Copy all the data exactly, except the pictures.

--------------------------------

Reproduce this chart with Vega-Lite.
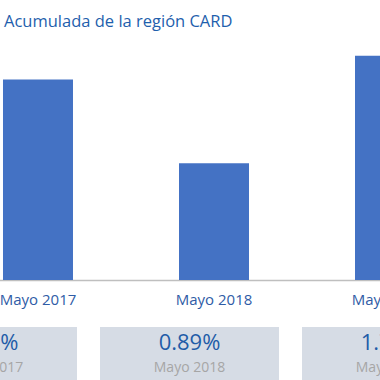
{
  "$schema": "https://vega.github.io/schema/vega-lite/v6.json",
  "width": 380,
  "height": 350,
  "autosize": {"type": "none"},
  "padding": {"top": 30, "left": 0, "right": 0, "bottom": 0},
  "background": "#ffffff",
  "title": {
    "text": "Acumulada de la región CARD",
    "anchor": "start",
    "frame": "group",
    "fontSize": 16.5,
    "fontWeight": "normal",
    "font": "Open Sans",
    "color": "#1f5fad",
    "offset": 6,
    "baseline": "alphabetic",
    "dx": 4,
    "dy": 19
  },
  "config": {"view": {"stroke": null}, "font": "Open Sans"},
  "data": {
    "values": [
      {"periodo": "Mayo 2017", "valor": 1.53, "etiqueta": "1.53%"},
      {"periodo": "Mayo 2018", "valor": 0.89, "etiqueta": "0.89%"},
      {"periodo": "Mayo 2019", "valor": 1.71, "etiqueta": "1.71%"}
    ]
  },
  "layer": [
    {
      "mark": {"type": "bar", "color": "#4472c4", "clip": true},
      "encoding": {
        "x": {
          "field": "periodo",
          "type": "nominal",
          "sort": null,
          "scale": {"range": [-50, 478], "paddingInner": 0.6023, "paddingOuter": 0.3011},
          "axis": {
            "title": null,
            "orient": "bottom",
            "offset": -100,
            "domainColor": "#bfbfbf",
            "domainWidth": 1.5,
            "ticks": false,
            "labelAngle": 0,
            "labelFont": "Open Sans",
            "labelFontSize": 15,
            "labelColor": "#2f5ca6",
            "labelPadding": 12
          }
        },
        "y": {
          "field": "valor",
          "type": "quantitative",
          "scale": {"domain": [0, 1.907], "range": [250, 0]},
          "axis": null
        }
      }
    },
    {
      "encoding": {
        "x": {
          "field": "periodo",
          "type": "nominal",
          "sort": null,
          "scale": {"range": [-113.5, 492.5], "paddingInner": 0.1139, "paddingOuter": 0.0569},
          "axis": null
        }
      },
      "layer": [
        {
          "mark": {"type": "bar", "color": "#d6dce5"},
          "encoding": {
            "y": {"datum": 1, "type": "quantitative", "scale": {"domain": [0, 1], "range": [350, 297]}, "axis": null},
            "y2": {"datum": 0}
          }
        },
        {
          "mark": {"type": "text", "fontSize": 22, "color": "#1f5ca8", "baseline": "alphabetic", "align": "center"},
          "encoding": {
            "y": {"datum": 0.566, "type": "quantitative"},
            "text": {"field": "etiqueta"}
          }
        },
        {
          "mark": {"type": "text", "fontSize": 14, "color": "#a6a6a6", "baseline": "alphabetic", "align": "center"},
          "encoding": {
            "y": {"datum": 0.157, "type": "quantitative"},
            "text": {"field": "periodo"}
          }
        }
      ]
    }
  ],
  "resolve": {"scale": {"x": "independent", "y": "independent"}, "axis": {"x": "independent", "y": "independent"}}
}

--------------------------------

:: OUTPUT ::
Reproduce this chart with Vega-Lite.
{
  "$schema": "https://vega.github.io/schema/vega-lite/v6.json",
  "width": 380,
  "height": 350,
  "autosize": {"type": "none"},
  "padding": {"top": 30, "left": 0, "right": 0, "bottom": 0},
  "background": "#ffffff",
  "title": {
    "text": "Acumulada de la región CARD",
    "anchor": "start",
    "frame": "group",
    "fontSize": 16.5,
    "fontWeight": "normal",
    "font": "Open Sans",
    "color": "#1f5fad",
    "offset": 6,
    "baseline": "alphabetic",
    "dx": 4,
    "dy": 19
  },
  "config": {"view": {"stroke": null}, "font": "Open Sans"},
  "data": {
    "values": [
      {"periodo": "Mayo 2017", "valor": 1.53, "etiqueta": "1.53%"},
      {"periodo": "Mayo 2018", "valor": 0.89, "etiqueta": "0.89%"},
      {"periodo": "Mayo 2019", "valor": 1.71, "etiqueta": "1.71%"}
    ]
  },
  "layer": [
    {
      "mark": {"type": "bar", "color": "#4472c4", "clip": true},
      "encoding": {
        "x": {
          "field": "periodo",
          "type": "nominal",
          "sort": null,
          "scale": {"range": [-50, 478], "paddingInner": 0.6023, "paddingOuter": 0.3011},
          "axis": {
            "title": null,
            "orient": "bottom",
            "offset": -100,
            "domainColor": "#bfbfbf",
            "domainWidth": 1.5,
            "ticks": false,
            "labelAngle": 0,
            "labelFont": "Open Sans",
            "labelFontSize": 15,
            "labelColor": "#2f5ca6",
            "labelPadding": 12
          }
        },
        "y": {
          "field": "valor",
          "type": "quantitative",
          "scale": {"domain": [0, 1.907], "range": [250, 0]},
          "axis": null
        }
      }
    },
    {
      "encoding": {
        "x": {
          "field": "periodo",
          "type": "nominal",
          "sort": null,
          "scale": {"range": [-113.5, 492.5], "paddingInner": 0.1139, "paddingOuter": 0.0569},
          "axis": null
        }
      },
      "layer": [
        {
          "mark": {"type": "bar", "color": "#d6dce5"},
          "encoding": {
            "y": {"datum": 1, "type": "quantitative", "scale": {"domain": [0, 1], "range": [350, 297]}, "axis": null},
            "y2": {"datum": 0}
          }
        },
        {
          "mark": {"type": "text", "fontSize": 22, "color": "#1f5ca8", "baseline": "alphabetic", "align": "center"},
          "encoding": {
            "y": {"datum": 0.566, "type": "quantitative"},
            "text": {"field": "etiqueta"}
          }
        },
        {
          "mark": {"type": "text", "fontSize": 14, "color": "#a6a6a6", "baseline": "alphabetic", "align": "center"},
          "encoding": {
            "y": {"datum": 0.157, "type": "quantitative"},
            "text": {"field": "periodo"}
          }
        }
      ]
    }
  ],
  "resolve": {"scale": {"x": "independent", "y": "independent"}, "axis": {"x": "independent", "y": "independent"}}
}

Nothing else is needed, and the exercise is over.